◆ **DATA EXCERPT**
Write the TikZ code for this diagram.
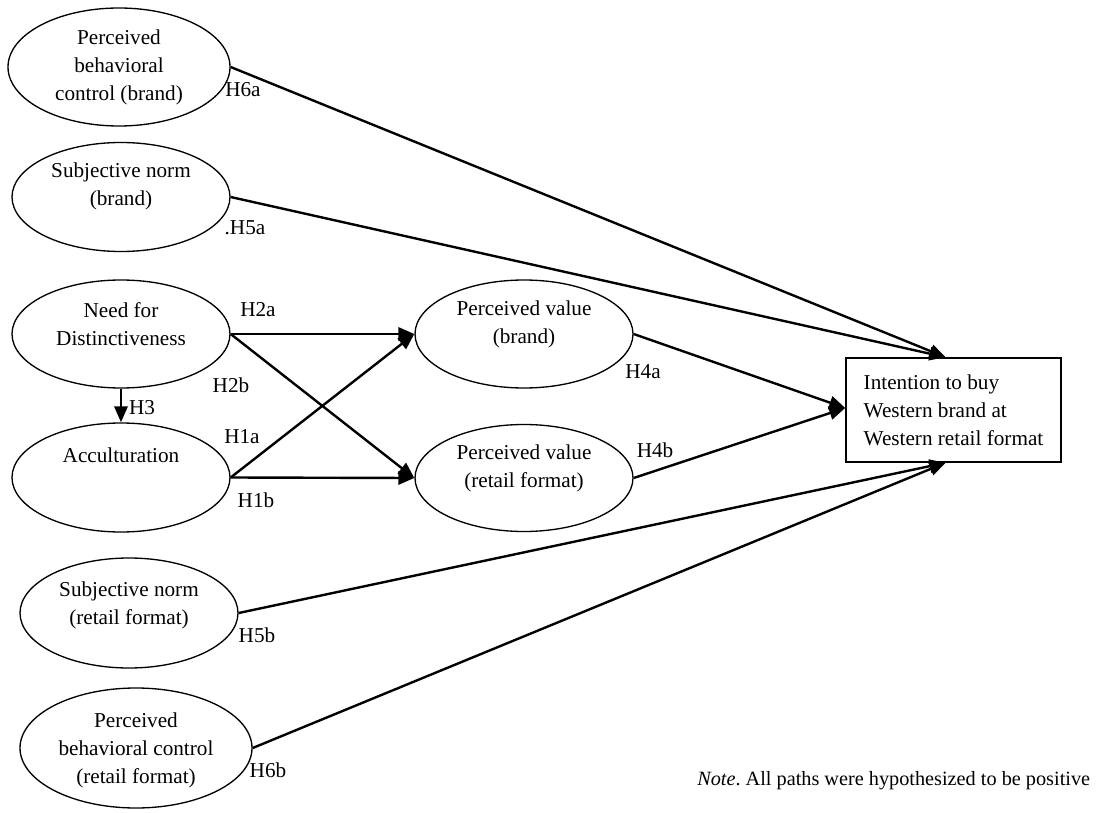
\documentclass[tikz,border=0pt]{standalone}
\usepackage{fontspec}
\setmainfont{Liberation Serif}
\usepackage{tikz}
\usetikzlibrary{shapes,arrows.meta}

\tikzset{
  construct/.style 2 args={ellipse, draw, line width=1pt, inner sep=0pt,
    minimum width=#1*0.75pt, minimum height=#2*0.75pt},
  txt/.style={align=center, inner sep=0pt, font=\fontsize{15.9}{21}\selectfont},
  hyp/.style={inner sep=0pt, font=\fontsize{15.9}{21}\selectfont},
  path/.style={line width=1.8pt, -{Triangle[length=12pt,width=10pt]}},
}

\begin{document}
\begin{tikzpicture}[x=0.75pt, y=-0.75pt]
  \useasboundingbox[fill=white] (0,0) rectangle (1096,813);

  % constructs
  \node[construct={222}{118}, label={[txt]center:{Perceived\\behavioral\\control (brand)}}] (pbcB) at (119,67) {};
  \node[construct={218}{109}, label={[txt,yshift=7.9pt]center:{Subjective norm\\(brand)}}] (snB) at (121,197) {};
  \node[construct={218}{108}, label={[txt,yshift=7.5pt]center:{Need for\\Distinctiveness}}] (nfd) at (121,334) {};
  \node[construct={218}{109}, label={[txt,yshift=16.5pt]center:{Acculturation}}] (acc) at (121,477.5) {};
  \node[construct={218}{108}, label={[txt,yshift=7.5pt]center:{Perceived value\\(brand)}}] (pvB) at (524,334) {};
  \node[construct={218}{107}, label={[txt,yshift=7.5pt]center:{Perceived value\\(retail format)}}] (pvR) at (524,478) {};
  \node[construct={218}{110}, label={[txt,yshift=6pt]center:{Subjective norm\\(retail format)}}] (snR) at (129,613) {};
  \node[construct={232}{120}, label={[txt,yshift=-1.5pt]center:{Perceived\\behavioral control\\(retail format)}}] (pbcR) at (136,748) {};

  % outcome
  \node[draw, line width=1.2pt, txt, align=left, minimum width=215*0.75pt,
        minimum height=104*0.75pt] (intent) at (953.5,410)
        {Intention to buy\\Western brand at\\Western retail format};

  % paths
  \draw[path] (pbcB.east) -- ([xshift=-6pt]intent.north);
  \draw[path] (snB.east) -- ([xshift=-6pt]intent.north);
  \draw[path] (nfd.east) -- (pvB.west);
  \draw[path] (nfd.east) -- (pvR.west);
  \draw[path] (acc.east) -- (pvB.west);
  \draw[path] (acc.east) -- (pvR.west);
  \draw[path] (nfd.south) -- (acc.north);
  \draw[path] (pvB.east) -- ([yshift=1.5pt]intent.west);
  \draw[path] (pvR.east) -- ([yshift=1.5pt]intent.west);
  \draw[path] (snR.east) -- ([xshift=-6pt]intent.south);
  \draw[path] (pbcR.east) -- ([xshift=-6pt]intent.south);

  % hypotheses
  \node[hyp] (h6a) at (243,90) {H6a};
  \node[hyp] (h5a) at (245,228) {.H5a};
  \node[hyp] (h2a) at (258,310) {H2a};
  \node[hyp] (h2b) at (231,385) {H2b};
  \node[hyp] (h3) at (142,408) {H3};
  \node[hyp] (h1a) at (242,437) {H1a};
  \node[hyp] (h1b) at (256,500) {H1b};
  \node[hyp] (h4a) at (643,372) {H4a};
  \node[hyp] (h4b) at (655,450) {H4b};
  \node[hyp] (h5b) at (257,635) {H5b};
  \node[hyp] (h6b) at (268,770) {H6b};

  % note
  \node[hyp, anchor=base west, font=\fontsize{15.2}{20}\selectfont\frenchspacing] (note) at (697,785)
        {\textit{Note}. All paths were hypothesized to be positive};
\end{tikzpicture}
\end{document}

◆ **DIRECTIONS FOR THIS TASK**
Take the material above from its first line through the line holding "(0,0) rectangle (1096,813);" and set it down exactly, without the pictures.

◆ **PROBLEM SOLUTION**
Write the TikZ code for this diagram.
\documentclass[tikz,border=0pt]{standalone}
\usepackage{fontspec}
\setmainfont{Liberation Serif}
\usepackage{tikz}
\usetikzlibrary{shapes,arrows.meta}

\tikzset{
  construct/.style 2 args={ellipse, draw, line width=1pt, inner sep=0pt,
    minimum width=#1*0.75pt, minimum height=#2*0.75pt},
  txt/.style={align=center, inner sep=0pt, font=\fontsize{15.9}{21}\selectfont},
  hyp/.style={inner sep=0pt, font=\fontsize{15.9}{21}\selectfont},
  path/.style={line width=1.8pt, -{Triangle[length=12pt,width=10pt]}},
}

\begin{document}
\begin{tikzpicture}[x=0.75pt, y=-0.75pt]
  \useasboundingbox[fill=white] (0,0) rectangle (1096,813);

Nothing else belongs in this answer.